Sur des textes de Stéphanie Richard, sur une idée de Yves Ver Poorten... et avec une préface de Pierre Dubois pour l'édition de chez Au Bord des Continents.

carnet-de-Route.jpg
L'histoire de ce premier livre est au moins aussi intéressante que le livre en lui-même.

En 1993, j'ai seize ans, et je rencontre un type étrange qui vend des sculptures de lutins qu'il réalise lui-même en pièces uniques à la braderie Saint Martin (vide-grenier géant et véritable institution pour les Rennais).

Nous discutons, je lui dis que je dessine, et que j'ai une espèce de book dans lequel je range les dessins que je réalise alors.

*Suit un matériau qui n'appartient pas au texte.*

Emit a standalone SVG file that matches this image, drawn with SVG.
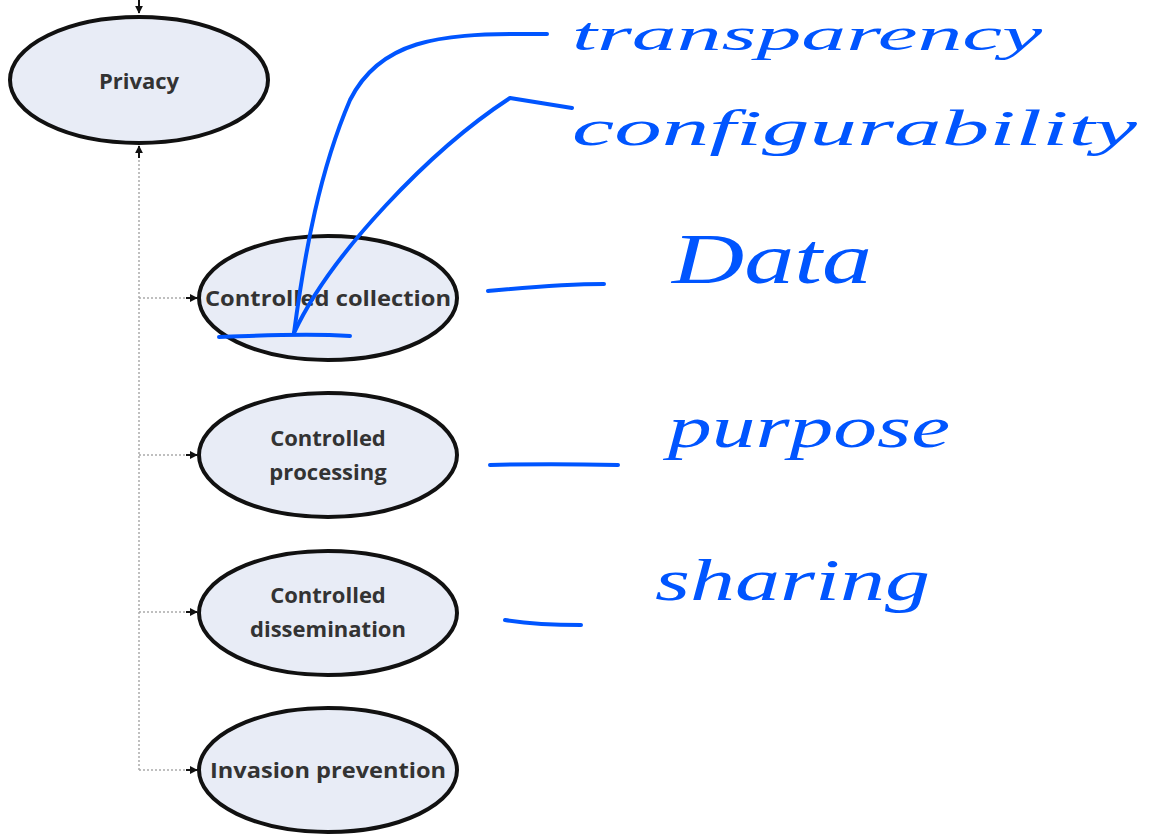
<svg xmlns="http://www.w3.org/2000/svg" width="1151" height="834" viewBox="0 0 1151 834">
<style>
.node{fill:#e8ecf6;stroke:#111;stroke-width:4}
.lbl{font-family:"Open Sans","Liberation Sans",sans-serif;font-weight:bold;font-size:22px;fill:#333;text-anchor:middle}
.dot{fill:none;stroke:#aaa;stroke-width:1.5;stroke-dasharray:2 2}
.ah{stroke:#111;stroke-width:2}
.ink{fill:none;stroke:#0055ff;stroke-width:4;stroke-linecap:round;stroke-linejoin:round}
.hand{font-family:"Liberation Serif",serif;font-style:italic;fill:#0055ff}
</style>
<defs>
<marker id="ah" viewBox="0 0 10 10" refX="9" refY="5" markerWidth="4" markerHeight="4" orient="auto" markerUnits="strokeWidth">
<path d="M0,0 L10,5 L0,10 z" fill="#111"/>
</marker>
</defs>
<rect width="1151" height="834" fill="#fff"/>
<g id="connectors">
<path class="ah" d="M139,0 L139,13" marker-end="url(#ah)"/>
<path class="dot" d="M139,770 L139,152"/>
<path class="ah" d="M139,158 L139,146" marker-end="url(#ah)"/>
<path class="dot" d="M139,298 L190,298"/>
<path class="dot" d="M139,455 L190,455"/>
<path class="dot" d="M139,612 L190,612"/>
<path class="dot" d="M139,770 L190,770"/>
<path class="ah" d="M186,298 L197,298" marker-end="url(#ah)"/>
<path class="ah" d="M186,455 L197,455" marker-end="url(#ah)"/>
<path class="ah" d="M186,612 L197,612" marker-end="url(#ah)"/>
<path class="ah" d="M186,770 L197,770" marker-end="url(#ah)"/>
</g>
<g id="privacy"><ellipse class="node" cx="139" cy="80" rx="129" ry="63"/><text class="lbl" x="139" y="89">Privacy</text></g>
<g id="collection"><ellipse class="node" cx="328" cy="298" rx="129" ry="62"/><text class="lbl" x="328" y="306" textLength="246" lengthAdjust="spacingAndGlyphs">Controlled collection</text></g>
<g id="processing"><ellipse class="node" cx="328" cy="455" rx="129" ry="62"/><text class="lbl" x="328" y="446">Controlled</text><text class="lbl" x="328" y="480">processing</text></g>
<g id="dissemination"><ellipse class="node" cx="328" cy="613" rx="129" ry="62"/><text class="lbl" x="328" y="603">Controlled</text><text class="lbl" x="328" y="637">dissemination</text></g>
<g id="invasion"><ellipse class="node" cx="328" cy="770" rx="129" ry="62"/><text class="lbl" x="328" y="778" textLength="236" lengthAdjust="spacingAndGlyphs">Invasion prevention</text></g>
<g id="annotations">
<path class="ink" d="M547,34 L522,34 C440,34 380,40 350,100 C320,170 305,250 294,333"/>
<path class="ink" d="M572,108 L510,98 C430,150 330,255 294,333"/>
<path class="ink" d="M219,337 C260,336 300,333 350,336"/>
<path class="ink" d="M488,291 C520,288 560,284 604,284"/>
<path class="ink" d="M490,465 C530,464 570,464 618,465"/>
<path class="ink" d="M505,620 C530,624 555,625 581,625"/>
<text class="hand" x="572" y="50" font-size="46" textLength="470" lengthAdjust="spacingAndGlyphs">transparency</text>
<text class="hand" x="572" y="145" font-size="50" textLength="565" lengthAdjust="spacingAndGlyphs">configurability</text>
<text class="hand" x="672" y="283" font-size="72" textLength="200" lengthAdjust="spacingAndGlyphs">Data</text>
<text class="hand" x="668" y="447" font-size="60" textLength="282" lengthAdjust="spacingAndGlyphs">purpose</text>
<text class="hand" x="655" y="600" font-size="60" textLength="275" lengthAdjust="spacingAndGlyphs">sharing</text>
</g>
</svg>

Comme il semble curieux, je repasse plus tard après être repassé chercher le fameux recueil. Alors fan de Frazetta, Wrightson (période Frankenstein) et découvrant tout juste l'existence de Gustave Doré, mes dessins réalisés au rotring semblent l'interpeler.

Yves Ver Poorten (puisque c'est de lui qu'il s'agit), me parle d'un projet de livre dont l'idée lui est venue tout naturellement à force de se faire appeler "le Chasseur de Lutins" par ses clients. Il faut préciser que le bougre fait un bon mètre quatre vingt quinze, qu'il est vêtu de telle manière qu'on s'attend à voir le flûtiste de Hameln ou un troubadour médiéval, et qu'il arbore une fine barbe blonde qui parachève sa fine silhouette coiffée d'une casquette en velours.

Son idée ? Raconter dans un livre, ses rencontres, ses chasses et les captures des lutins qu'il vend dans des cages de noisetiers, admirablement réalisées elles-aussi.
Il faut les voir, ces Kobolds, Trolls, Elfes et autres Faunes grimaçants et rieurs :
N'importe qui eût été conquis !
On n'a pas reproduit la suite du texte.